事務局長談話

 
2016年03月29日
2016年度税制改正関連法案の成立についての談話
日本労働組合総連合会 事務局長 逢見 直人

  1. 3月29日、「所得税法等の一部を改正する法律案」(税制改正関連法案)が参議院本会議において与党などの賛成多数で可決・成立した。本法案の最大の争点であった消費税の軽減税率制度(以下、「軽減税率」)については、真の低所得者対策にならないなど数多くの問題点があるにもかかわらず、政府から納得のいく説明がなされないままにその導入が決まった。選挙対策ともいえる政府・与党の妥協のもとで国の根幹にかかわる税制を大きく歪める決定がなされたことは、極めて遺憾である。

  2. 2017年4月に導入が予定されている軽減税率は、低所得者対策が目的であるにもかかわらず高所得者ほど大きな恩恵を受ける、軽減の対象となる品目の線引きが難しい、システム改修や従業員教育などの事業者負担が大きいといった問題がある。加えて、社会保障制度の維持・充実にあてられるはずであった消費税収が約1兆円も失われることとなり、少子・高齢社会の進行に対する国民の生活不安を更に増長させるものである。
     連合は、軽減税率の導入に一貫して反対するとともに、「給付つき税額控除」と「総合合算制度」の導入を求めて全国でのキャンペーンや国会傍聴行動などを展開してきた。今後も政府の無責任な姿勢を強く非難するとともに、天下の愚策ともいえる軽減税率の導入撤回を求めていく。
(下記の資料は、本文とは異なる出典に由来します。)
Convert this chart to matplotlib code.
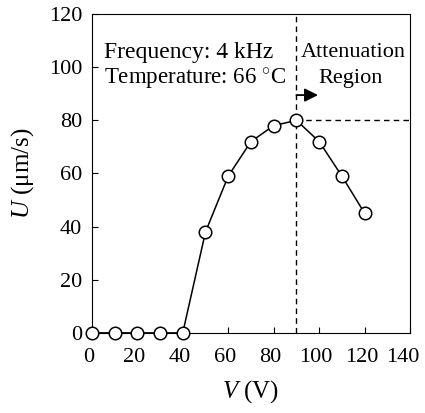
import numpy as np
import matplotlib.pyplot as plt
import matplotlib.transforms as mtransforms

plt.rcParams['font.family'] = ['Liberation Serif', 'DejaVu Serif']
plt.rcParams['mathtext.fontset'] = 'custom'
plt.rcParams['mathtext.rm'] = 'Liberation Serif'
plt.rcParams['mathtext.it'] = 'Liberation Serif:italic'

# data
V = [0, 10, 20, 30, 40, 50, 60, 70, 80, 90, 100, 110, 120]
U = [0, 0, 0, 0, 0, 38, 59, 72, 78, 80, 72, 59, 45]
V_peak = 90
U_peak = 80

fig = plt.figure(figsize=(4.25, 4.13), dpi=100)
ax = fig.add_axes([0.216, 0.194, 0.749, 0.772])

ax.plot(V, U, '-', color='black', lw=1.1, marker='o', ms=9,
        mfc='white', mec='black', mew=1.1, zorder=3, clip_on=False)

ax.plot([V_peak, V_peak], [0, 120], '--', color='black', lw=1.0, dashes=(4, 3))
ax.plot([V_peak, 140], [U_peak, U_peak], '--', color='black', lw=1.0, dashes=(4, 3))
ax.annotate('', xy=(99.5, 89.5), xytext=(V_peak, 89.5),
            arrowprops=dict(arrowstyle='-|>', color='black', lw=1.3,
                            mutation_scale=20, shrinkA=0, shrinkB=0))

ax.text(5.5, 105.7, 'Frequency: 4 kHz', fontsize=17, va='center')
ax.text(5.5, 95.3, 'Temperature: 66 $^{\\circ}$C', fontsize=16.5, va='center')
ax.text(115, 105.7, 'Attenuation', fontsize=16, va='center', ha='center')
ax.text(113.7, 95.8, 'Region', fontsize=16, va='center', ha='center')

ax.set_xlim(0, 140)
ax.set_ylim(0, 120)
ax.set_xticks(np.arange(0, 141, 20))
ax.set_yticks(np.arange(0, 121, 20))
ax.tick_params(direction='in', labelsize=16, length=4)
ax.tick_params(axis='x', pad=11)
ax.tick_params(axis='y', pad=7)
ax.set_xlabel('$\\it{V}$ (V)', fontsize=18, labelpad=8)
ax.set_ylabel('$\\it{U}$ (μm/s)', fontsize=18, labelpad=9)

# nudge x tick labels a little to the left, the last one more so it stays inside
fig.canvas.draw()
for i, lbl in enumerate(ax.get_xticklabels()):
    dx = -7 if i == len(ax.get_xticklabels()) - 1 else -3
    off = mtransforms.ScaledTranslation(dx / 100, 0, fig.dpi_scale_trans)
    lbl.set_transform(lbl.get_transform() + off)

plt.savefig('out.png', dpi=100)
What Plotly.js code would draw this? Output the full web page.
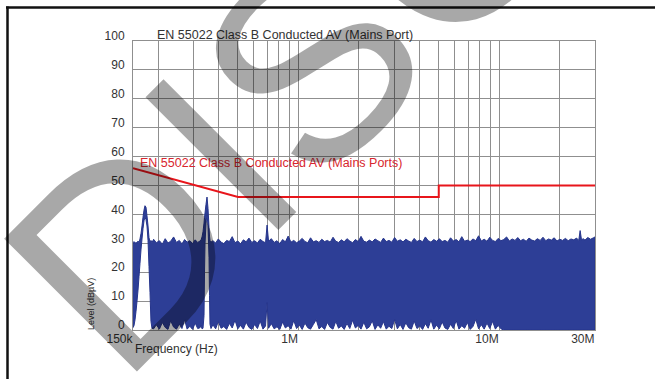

  3. その他の改正では、地方税の偏在性是正の目的から、法人住民税の一部を地方交付税化する地方法人税が拡大されることとなった。しかし、安定的で遍在性の小さい地方税体系の実現に向けては、国税・地方税の税源交換など幅広い議論を尽くし、抜本的な改革がなされるべきである。
    また、自動車関係諸税の環境性能課税について具体的な制度設計がなされたが、これは同時期に廃止される自動車取得税の付け替えともいえる内容であり、自動車関係諸税の軽減・簡素化にも反するため問題である。

  4. 税制改革を含む政策・制度実現の取り組みは、春季生活闘争の賃金・労働条件改善とともに、すべての働く者の生活改善・格差是正に向けた運動の両輪である。連合は、この二つの取り組みが最大限の成果を発揮し、真のくらしの底上げにつながるよう、引き続き組織一丸となって運動を展開していく。